Navigating the Risks and Trade-Offs: An Honest Assessment
To make an informed decision, owners must understand the potential downsides and complexities of an ESOP.
- Complexity and Cost: Setting up an ESOP is a complex legal and financial process. It involves significant upfront costs for attorneys, trustees, valuation experts, and financial advisors, often ranging from $80,000 to $200,000 or more.
- Valuation Constraints: The sale must be at Fair Market Value. An owner will not receive a “strategic premium” that a competitor might pay to eliminate competition or gain market share.
- The Repurchase Obligation: This is a critical, long-term liability. The company is legally required to buy back shares from employees who retire or leave. This requires disciplined cash flow management and long-term financial forecasting to ensure the company has enough liquidity to meet its obligations without straining operations.
- Slower Liquidity: If the owner provides a seller note, a portion of their payout is received over several years. This introduces credit risk and is less immediate than an all-cash sale.
- Fiduciary Responsibility: The ESOP trustee has a strict fiduciary duty to act solely in the best financial interest of the employee participants. This adds a layer of governance and oversight that management must respect.

The ESOP Transition Roadmap: A Checklist for Owners
Embarking on an ESOP transition is a deliberate process. Breaking it down into phases can make it more manageable.
Phase 1: Exploration & Feasibility (1-3 Months)
- Self-Education: Deepen your understanding of ESOP mechanics, benefits, and risks.
- Assemble Advisory Team: Engage an experienced ESOP attorney, accountant, and transaction advisor. Do not use generalists.
- Preliminary Analysis: Conduct a high-level feasibility study to model the potential transaction and assess the company’s debt capacity.
Phase 2: Valuation & Structuring (2-4 Months)
- Formal Valuation: Hire an independent, qualified appraiser to determine the official Fair Market Value of the company.
- Transaction Modeling: Work with your advisors to finalize the deal structure, including the mix of senior debt and seller financing.
- Secure Financing: Obtain formal commitment letters from lenders.
Phase 3: Implementation & Closing (2-3 Months)
- Draft Legal Documents: Prepare the ESOP plan, trust agreement, sale and purchase agreement, and all financing documents.
- Appoint Trustee: Select a professional and independent ESOP trustee to represent the future employee owners.
- Close the Transaction: Execute the legal documents and fund the transaction.
Phase 4: Post-Transaction & Communication (Ongoing)
- Announce the Transition: Communicate the exciting news to your employees, customers, and suppliers.

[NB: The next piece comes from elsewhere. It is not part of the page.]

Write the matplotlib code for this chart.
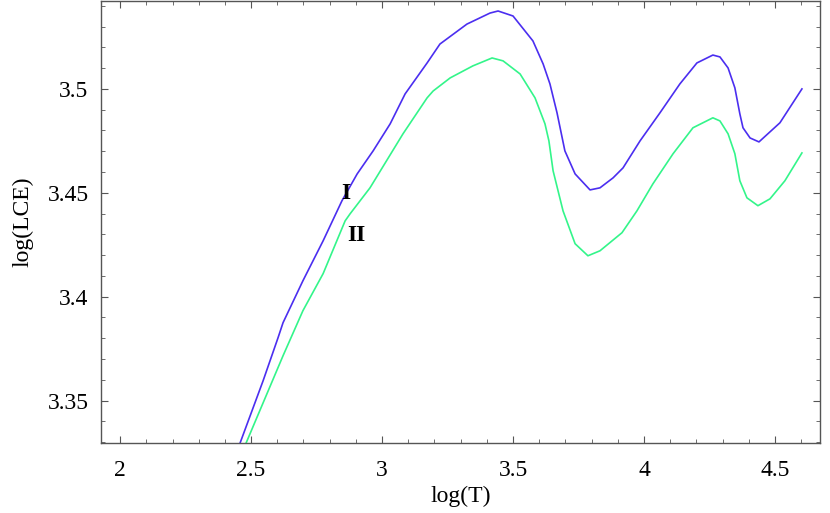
import numpy as np
import matplotlib.pyplot as plt
from matplotlib.ticker import MultipleLocator

# Curve I (upper, blue)
logT_I = [2.458, 2.546, 2.603, 2.622, 2.698, 2.775, 2.847, 2.905, 2.966, 3.031,
          3.088, 3.172, 3.221, 3.324, 3.412, 3.443, 3.500, 3.576, 3.615, 3.641,
          3.668, 3.698, 3.737, 3.794, 3.832, 3.882, 3.920, 3.985, 4.061, 4.137,
          4.202, 4.263, 4.290, 4.321, 4.347, 4.366, 4.378, 4.405, 4.439, 4.519,
          4.603]
logLCE_I = [3.3296, 3.3596, 3.3803, 3.3875, 3.4077, 3.4269, 3.4462, 3.4591, 3.4702, 3.4832,
            3.4976, 3.5125, 3.5216, 3.5312, 3.5365, 3.5375, 3.5351, 3.5231, 3.5120, 3.5024,
            3.4885, 3.4702, 3.4591, 3.4514, 3.4524, 3.4572, 3.4620, 3.4750, 3.4885, 3.5024,
            3.5125, 3.5163, 3.5154, 3.5101, 3.5005, 3.4880, 3.4813, 3.4764, 3.4745, 3.4837,
            3.5000]

# Curve II (lower, green)
logT_II = [2.481, 2.622, 2.698, 2.775, 2.859, 2.878, 2.954,
           3.080, 3.172, 3.195, 3.260, 3.347, 3.420, 3.462, 3.527, 3.584, 3.622,
           3.637, 3.653, 3.691, 3.737, 3.786, 3.832, 3.916, 3.973, 4.034, 4.111,
           4.187, 4.263, 4.290, 4.321, 4.347, 4.366, 4.393, 4.435, 4.481, 4.538,
           4.603]
logLCE_II = [3.3296, 3.3716, 3.3933, 3.4111, 3.4365, 3.4399, 3.4524,
             3.4784, 3.4957, 3.4990, 3.5053, 3.5111, 3.5149, 3.5135, 3.5072, 3.4957, 3.4832,
             3.4750, 3.4606, 3.4413, 3.4255, 3.4197, 3.4221, 3.4308, 3.4413, 3.4543, 3.4688,
             3.4813, 3.4861, 3.4846, 3.4784, 3.4688, 3.4558, 3.4476, 3.4438, 3.4471, 3.4558,
             3.4692]

plt.rcParams['font.family'] = 'serif'
plt.rcParams['font.serif'] = ['Liberation Serif', 'Times New Roman', 'DejaVu Serif']
plt.rcParams['font.size'] = 17

fig = plt.figure(figsize=(8.3, 5.13), dpi=100)
ax = fig.add_axes([101/830, 70/513, 719/830, 443/513 - 0.002])

ax.plot(logT_I, logLCE_I, color='#4b2ef0', lw=1.2)
ax.plot(logT_II, logLCE_II, color='#33f58a', lw=1.2)

ax.text(2.863, 3.4495, 'I', fontsize=17, fontweight='bold', ha='center', va='center')
ax.text(2.901, 3.4293, 'II', fontsize=17, fontweight='bold', ha='center', va='center')

ax.set_xlim(1.927, 4.672)
ax.set_ylim(3.3296, 3.5423)
ax.xaxis.set_major_locator(MultipleLocator(0.5))
ax.xaxis.set_minor_locator(MultipleLocator(0.1))
ax.yaxis.set_major_locator(MultipleLocator(0.05))
ax.yaxis.set_minor_locator(MultipleLocator(0.01))
ax.xaxis.set_major_formatter(plt.FuncFormatter(lambda v, p: f'{v:g}'))
ax.yaxis.set_major_formatter(plt.FuncFormatter(lambda v, p: f'{v:g}'))

ax.tick_params(which='both', direction='in', top=True, right=True, color='#555555')
ax.tick_params(which='major', length=5, width=0.8)
ax.tick_params(which='minor', length=3, width=0.6)
ax.tick_params(axis='x', which='major', pad=12)
ax.tick_params(axis='y', which='major', pad=9)
for s in ax.spines.values():
    s.set_color('#555555')
    s.set_linewidth(1.0)

ax.set_xlabel('log(T)', labelpad=4)
ax.set_ylabel('log(LCE)', labelpad=10)

fig.savefig('out.png', dpi=100)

- Foster an Ownership Culture: Implement open-book management and educational programs to help employees think and act like owners.
- Manage and Plan: Diligently manage the company’s repurchase obligation and conduct annual valuations.
Conclusion: An Exit Strategy That Builds a Lasting Legacy
Choosing how to exit your business is one of the most significant decisions of your life. While traditional sales offer a clear path to liquidity, they often fall short in preserving the essence of the company you built.
An Employee Stock Ownership Plan presents a different path. It is a strategic decision to invest in continuity, reward loyalty, and create a sustainable future. It transforms a simple exit into a lasting legacy, aligning the financial goals of the owner with the long-term prosperity of the company and the people who power it.
An ESOP is not for every company or every owner. It requires a healthy business, a strong management team, and an owner who values more than just the highest bid. But for those who qualify, it offers an unparalleled opportunity to secure their financial future while ensuring their life’s work continues to flourish for generations to come.